▶ [WHAT YOU ARE ASKED TO DO]:
Below are entries. Give back exactly the lines from the one containing "Recreate this image" through the one containing "import * as d3 from 'd3';", inclusive, without the pictures.

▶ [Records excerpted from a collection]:
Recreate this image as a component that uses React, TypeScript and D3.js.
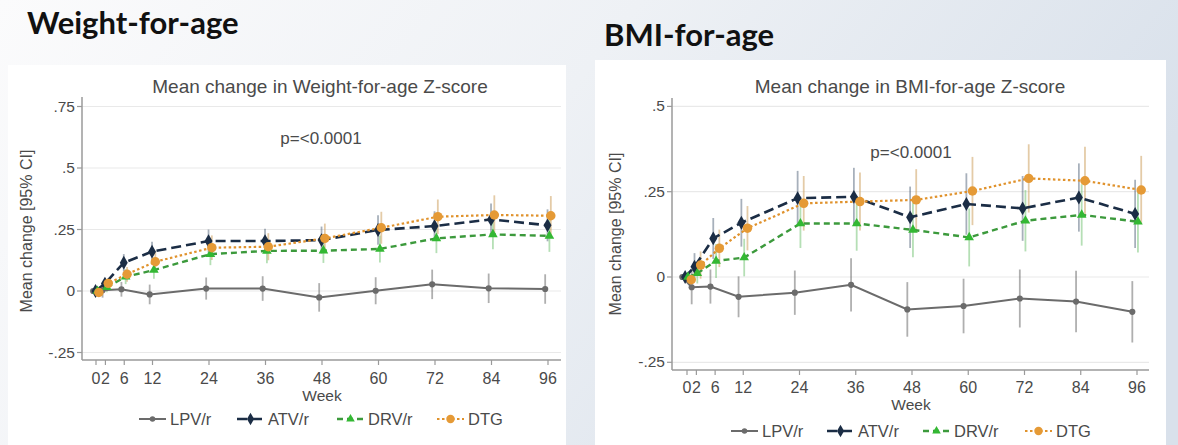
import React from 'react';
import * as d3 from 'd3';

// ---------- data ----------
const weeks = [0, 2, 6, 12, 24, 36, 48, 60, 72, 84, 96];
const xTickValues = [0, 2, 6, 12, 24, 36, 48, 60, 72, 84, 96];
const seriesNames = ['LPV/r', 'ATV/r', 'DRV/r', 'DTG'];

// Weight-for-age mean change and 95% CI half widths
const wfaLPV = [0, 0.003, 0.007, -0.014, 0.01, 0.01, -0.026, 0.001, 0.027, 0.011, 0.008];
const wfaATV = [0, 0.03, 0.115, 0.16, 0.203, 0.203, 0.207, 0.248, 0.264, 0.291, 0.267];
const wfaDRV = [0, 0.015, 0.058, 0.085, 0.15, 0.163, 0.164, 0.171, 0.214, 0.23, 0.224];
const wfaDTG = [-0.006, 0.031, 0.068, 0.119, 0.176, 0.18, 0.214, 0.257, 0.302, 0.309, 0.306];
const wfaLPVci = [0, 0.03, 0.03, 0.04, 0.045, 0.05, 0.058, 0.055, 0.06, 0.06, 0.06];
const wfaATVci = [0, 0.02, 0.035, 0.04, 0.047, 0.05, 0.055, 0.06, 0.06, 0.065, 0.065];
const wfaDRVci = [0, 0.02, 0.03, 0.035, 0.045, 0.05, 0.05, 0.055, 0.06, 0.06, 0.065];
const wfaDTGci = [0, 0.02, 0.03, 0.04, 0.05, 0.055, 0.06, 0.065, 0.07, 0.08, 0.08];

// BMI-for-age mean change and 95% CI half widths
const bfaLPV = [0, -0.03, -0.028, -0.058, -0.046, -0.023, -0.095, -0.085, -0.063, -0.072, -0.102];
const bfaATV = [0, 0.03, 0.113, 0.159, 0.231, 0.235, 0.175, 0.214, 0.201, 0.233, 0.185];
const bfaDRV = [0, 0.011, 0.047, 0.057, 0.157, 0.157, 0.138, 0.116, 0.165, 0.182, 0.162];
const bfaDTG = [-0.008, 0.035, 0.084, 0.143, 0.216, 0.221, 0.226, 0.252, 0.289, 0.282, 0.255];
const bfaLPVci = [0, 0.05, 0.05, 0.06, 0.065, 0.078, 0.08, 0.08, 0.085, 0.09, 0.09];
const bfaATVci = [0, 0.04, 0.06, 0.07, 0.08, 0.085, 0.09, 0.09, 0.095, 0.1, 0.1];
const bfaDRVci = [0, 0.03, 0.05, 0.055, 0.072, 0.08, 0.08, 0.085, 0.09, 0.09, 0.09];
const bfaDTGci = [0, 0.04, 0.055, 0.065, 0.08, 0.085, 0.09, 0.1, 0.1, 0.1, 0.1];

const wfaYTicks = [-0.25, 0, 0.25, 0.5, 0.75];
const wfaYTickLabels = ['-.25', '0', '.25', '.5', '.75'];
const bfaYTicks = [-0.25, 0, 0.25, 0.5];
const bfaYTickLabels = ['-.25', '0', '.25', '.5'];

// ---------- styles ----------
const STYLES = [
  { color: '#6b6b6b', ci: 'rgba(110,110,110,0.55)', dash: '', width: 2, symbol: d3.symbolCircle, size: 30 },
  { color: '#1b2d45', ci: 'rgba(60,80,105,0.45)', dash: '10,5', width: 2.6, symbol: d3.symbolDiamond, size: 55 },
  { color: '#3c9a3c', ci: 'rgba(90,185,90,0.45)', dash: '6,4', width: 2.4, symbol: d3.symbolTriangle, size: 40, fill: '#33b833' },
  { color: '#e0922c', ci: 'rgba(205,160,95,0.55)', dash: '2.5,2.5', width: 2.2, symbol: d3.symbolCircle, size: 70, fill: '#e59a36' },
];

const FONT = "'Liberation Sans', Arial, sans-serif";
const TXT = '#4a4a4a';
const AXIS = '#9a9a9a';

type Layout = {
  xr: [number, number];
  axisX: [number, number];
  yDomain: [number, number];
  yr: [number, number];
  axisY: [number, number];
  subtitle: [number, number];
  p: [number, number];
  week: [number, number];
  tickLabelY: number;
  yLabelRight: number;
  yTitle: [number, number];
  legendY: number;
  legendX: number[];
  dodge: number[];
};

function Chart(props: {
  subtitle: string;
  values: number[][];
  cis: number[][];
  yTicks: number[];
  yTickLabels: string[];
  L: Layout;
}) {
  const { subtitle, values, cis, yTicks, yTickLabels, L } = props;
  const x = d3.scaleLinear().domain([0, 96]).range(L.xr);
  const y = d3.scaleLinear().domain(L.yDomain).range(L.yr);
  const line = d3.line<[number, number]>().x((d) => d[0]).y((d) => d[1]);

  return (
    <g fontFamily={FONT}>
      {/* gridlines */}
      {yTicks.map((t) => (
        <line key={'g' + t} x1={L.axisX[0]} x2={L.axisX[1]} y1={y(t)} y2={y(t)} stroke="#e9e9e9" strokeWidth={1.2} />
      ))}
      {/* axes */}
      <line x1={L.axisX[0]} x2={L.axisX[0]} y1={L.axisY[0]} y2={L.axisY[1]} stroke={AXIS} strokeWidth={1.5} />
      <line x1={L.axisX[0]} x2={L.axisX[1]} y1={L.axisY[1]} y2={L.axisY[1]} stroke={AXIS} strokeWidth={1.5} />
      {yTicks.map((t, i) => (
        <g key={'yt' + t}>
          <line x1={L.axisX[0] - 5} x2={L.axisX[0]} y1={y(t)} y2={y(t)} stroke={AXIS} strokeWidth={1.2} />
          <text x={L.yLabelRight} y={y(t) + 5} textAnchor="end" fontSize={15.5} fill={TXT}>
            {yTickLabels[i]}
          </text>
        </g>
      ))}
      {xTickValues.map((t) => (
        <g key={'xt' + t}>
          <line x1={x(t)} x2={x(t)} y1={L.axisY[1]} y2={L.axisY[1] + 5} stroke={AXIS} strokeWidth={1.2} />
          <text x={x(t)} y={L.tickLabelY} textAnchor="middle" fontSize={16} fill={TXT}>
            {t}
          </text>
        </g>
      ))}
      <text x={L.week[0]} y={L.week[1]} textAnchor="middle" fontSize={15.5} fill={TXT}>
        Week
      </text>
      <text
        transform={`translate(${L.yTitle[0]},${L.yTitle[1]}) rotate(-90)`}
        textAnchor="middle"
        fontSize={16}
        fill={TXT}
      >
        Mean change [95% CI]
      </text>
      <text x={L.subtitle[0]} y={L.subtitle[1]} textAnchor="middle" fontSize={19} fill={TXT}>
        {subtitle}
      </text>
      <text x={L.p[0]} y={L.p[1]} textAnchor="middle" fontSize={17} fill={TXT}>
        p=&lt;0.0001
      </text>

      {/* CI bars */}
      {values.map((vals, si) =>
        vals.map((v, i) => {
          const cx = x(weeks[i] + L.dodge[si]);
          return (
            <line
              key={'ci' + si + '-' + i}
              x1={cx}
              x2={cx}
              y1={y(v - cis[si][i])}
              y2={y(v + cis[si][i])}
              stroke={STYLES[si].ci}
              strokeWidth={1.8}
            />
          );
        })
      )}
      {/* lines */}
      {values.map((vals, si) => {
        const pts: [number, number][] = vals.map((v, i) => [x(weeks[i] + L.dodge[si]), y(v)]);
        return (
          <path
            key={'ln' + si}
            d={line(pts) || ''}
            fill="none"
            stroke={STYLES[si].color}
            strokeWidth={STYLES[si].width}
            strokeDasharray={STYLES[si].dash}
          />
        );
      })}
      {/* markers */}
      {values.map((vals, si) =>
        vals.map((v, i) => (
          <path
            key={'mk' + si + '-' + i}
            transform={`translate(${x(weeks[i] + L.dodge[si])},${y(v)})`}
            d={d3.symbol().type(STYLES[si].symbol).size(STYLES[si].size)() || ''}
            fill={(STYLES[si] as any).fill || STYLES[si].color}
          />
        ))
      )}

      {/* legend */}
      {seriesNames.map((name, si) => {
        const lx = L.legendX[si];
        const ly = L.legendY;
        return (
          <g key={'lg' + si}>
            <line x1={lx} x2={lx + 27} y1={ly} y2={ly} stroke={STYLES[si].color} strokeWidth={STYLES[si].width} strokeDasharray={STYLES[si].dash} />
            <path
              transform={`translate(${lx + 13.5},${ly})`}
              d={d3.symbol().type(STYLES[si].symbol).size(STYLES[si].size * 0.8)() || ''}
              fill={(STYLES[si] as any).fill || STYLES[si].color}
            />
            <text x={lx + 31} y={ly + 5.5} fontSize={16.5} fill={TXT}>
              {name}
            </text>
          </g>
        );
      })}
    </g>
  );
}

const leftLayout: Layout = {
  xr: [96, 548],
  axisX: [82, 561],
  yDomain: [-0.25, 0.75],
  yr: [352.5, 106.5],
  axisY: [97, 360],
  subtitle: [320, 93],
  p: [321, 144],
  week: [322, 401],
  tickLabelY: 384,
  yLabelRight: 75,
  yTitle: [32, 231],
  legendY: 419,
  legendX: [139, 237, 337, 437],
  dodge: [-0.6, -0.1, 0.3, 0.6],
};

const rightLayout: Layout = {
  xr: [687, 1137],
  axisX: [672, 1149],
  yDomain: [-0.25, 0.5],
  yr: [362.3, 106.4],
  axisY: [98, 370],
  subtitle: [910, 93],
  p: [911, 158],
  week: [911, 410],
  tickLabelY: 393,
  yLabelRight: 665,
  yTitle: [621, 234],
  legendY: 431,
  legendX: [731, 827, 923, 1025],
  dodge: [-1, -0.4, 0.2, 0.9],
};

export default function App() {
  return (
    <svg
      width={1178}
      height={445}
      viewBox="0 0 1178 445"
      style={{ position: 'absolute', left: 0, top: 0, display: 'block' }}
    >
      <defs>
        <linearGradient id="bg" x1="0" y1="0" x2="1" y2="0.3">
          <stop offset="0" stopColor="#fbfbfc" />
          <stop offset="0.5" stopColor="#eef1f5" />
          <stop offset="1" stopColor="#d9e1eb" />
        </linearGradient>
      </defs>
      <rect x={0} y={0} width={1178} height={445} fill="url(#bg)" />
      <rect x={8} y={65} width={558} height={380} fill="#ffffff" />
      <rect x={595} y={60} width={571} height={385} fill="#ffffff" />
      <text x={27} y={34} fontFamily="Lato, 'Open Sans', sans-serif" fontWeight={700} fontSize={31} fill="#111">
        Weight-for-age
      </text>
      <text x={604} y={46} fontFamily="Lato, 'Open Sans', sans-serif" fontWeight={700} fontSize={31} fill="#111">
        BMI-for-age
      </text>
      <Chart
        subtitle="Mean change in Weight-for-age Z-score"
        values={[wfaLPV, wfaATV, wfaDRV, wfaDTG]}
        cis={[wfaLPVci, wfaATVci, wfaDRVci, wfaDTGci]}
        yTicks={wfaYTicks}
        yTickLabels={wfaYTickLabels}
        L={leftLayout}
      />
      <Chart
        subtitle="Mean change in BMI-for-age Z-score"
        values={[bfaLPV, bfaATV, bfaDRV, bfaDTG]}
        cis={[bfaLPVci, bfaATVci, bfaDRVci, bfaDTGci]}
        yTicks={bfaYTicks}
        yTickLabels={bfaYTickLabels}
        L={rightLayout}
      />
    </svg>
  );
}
* * *
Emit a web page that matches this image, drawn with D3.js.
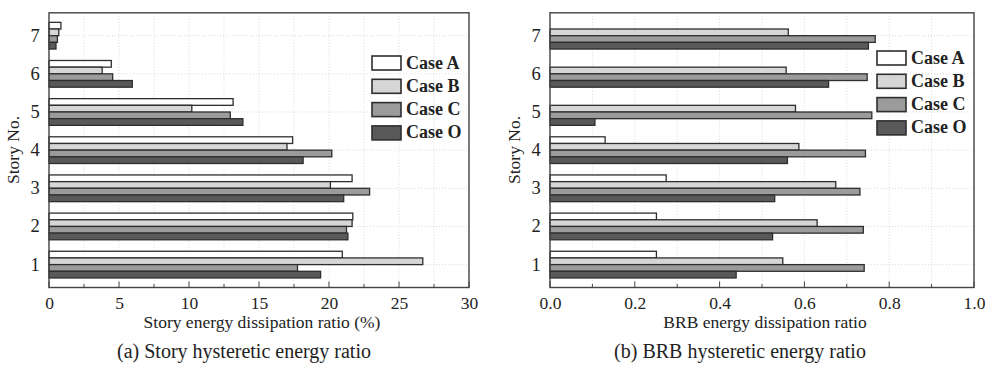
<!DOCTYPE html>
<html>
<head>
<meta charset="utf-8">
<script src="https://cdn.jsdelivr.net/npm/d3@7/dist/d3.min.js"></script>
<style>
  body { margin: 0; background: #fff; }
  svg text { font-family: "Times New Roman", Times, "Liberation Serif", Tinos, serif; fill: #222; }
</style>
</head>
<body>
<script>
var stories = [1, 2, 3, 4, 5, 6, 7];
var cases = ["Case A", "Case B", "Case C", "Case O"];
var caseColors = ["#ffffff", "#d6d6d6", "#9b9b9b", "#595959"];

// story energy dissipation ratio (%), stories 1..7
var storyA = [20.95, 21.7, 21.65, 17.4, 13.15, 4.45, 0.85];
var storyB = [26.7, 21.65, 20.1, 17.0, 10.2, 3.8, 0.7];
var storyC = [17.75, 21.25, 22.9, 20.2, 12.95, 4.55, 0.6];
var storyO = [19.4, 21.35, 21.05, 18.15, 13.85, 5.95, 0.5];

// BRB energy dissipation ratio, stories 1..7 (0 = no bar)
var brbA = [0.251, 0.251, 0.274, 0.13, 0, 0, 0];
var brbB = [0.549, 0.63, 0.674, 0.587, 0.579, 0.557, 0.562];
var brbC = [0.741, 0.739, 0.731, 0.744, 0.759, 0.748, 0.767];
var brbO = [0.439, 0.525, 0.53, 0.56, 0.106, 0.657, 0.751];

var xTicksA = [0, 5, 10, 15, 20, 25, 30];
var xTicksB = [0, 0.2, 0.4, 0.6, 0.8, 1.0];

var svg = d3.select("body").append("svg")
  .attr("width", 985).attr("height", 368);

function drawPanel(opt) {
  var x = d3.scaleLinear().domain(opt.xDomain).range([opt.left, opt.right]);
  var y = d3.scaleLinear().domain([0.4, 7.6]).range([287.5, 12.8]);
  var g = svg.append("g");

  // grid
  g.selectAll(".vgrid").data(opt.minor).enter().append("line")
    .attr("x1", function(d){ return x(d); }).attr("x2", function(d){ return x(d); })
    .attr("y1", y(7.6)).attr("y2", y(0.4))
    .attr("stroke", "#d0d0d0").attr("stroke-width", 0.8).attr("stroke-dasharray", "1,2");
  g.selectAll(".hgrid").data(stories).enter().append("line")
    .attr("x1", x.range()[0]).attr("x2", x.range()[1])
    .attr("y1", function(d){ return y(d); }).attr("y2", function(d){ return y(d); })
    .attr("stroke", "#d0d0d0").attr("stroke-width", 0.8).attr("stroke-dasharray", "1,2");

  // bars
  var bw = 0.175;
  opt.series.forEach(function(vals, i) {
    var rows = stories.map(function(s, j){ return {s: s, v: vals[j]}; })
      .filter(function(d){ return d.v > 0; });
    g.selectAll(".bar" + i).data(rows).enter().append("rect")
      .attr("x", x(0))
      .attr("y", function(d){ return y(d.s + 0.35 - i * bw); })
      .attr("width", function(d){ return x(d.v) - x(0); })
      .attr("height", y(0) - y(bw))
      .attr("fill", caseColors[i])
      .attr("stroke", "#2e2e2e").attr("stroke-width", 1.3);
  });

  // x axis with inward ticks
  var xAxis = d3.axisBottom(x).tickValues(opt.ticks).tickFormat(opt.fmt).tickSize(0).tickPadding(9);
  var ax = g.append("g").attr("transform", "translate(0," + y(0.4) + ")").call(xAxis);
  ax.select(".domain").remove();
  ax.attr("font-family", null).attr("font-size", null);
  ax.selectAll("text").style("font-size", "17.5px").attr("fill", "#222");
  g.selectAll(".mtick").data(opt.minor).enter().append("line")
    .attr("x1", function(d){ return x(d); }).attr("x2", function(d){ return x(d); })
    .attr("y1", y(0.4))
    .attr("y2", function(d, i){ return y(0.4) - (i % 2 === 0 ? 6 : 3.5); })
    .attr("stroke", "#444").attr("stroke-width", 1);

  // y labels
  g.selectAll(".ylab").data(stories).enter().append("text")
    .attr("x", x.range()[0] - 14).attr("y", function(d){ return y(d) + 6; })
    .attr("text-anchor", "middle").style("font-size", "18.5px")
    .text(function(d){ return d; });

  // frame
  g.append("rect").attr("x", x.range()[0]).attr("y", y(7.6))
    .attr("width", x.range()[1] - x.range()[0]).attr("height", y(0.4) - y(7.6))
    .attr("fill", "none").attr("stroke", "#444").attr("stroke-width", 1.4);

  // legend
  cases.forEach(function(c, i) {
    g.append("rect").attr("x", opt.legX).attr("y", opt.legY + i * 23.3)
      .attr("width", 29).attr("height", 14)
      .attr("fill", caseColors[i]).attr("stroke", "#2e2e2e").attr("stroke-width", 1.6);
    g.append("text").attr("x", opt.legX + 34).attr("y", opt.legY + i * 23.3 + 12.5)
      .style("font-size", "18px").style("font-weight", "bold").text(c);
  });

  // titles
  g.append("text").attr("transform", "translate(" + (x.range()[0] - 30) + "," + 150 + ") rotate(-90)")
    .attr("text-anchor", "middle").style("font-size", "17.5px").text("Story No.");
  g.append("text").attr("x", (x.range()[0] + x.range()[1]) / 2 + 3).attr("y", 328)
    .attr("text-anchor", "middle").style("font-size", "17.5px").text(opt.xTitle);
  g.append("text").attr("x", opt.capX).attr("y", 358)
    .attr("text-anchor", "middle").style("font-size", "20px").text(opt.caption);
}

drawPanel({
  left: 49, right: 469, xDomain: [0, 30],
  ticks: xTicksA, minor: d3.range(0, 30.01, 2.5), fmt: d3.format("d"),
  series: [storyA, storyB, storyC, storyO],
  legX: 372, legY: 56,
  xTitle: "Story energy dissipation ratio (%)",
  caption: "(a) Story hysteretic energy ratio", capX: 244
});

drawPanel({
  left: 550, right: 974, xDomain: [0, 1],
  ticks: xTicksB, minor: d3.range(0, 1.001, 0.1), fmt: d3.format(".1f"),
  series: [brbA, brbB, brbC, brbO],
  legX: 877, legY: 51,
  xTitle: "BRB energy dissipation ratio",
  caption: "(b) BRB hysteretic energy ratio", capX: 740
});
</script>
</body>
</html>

▶ [RESULT BELOW]:
Recreate this image as a component that uses React, TypeScript and D3.js.
import React from 'react';
import * as d3 from 'd3';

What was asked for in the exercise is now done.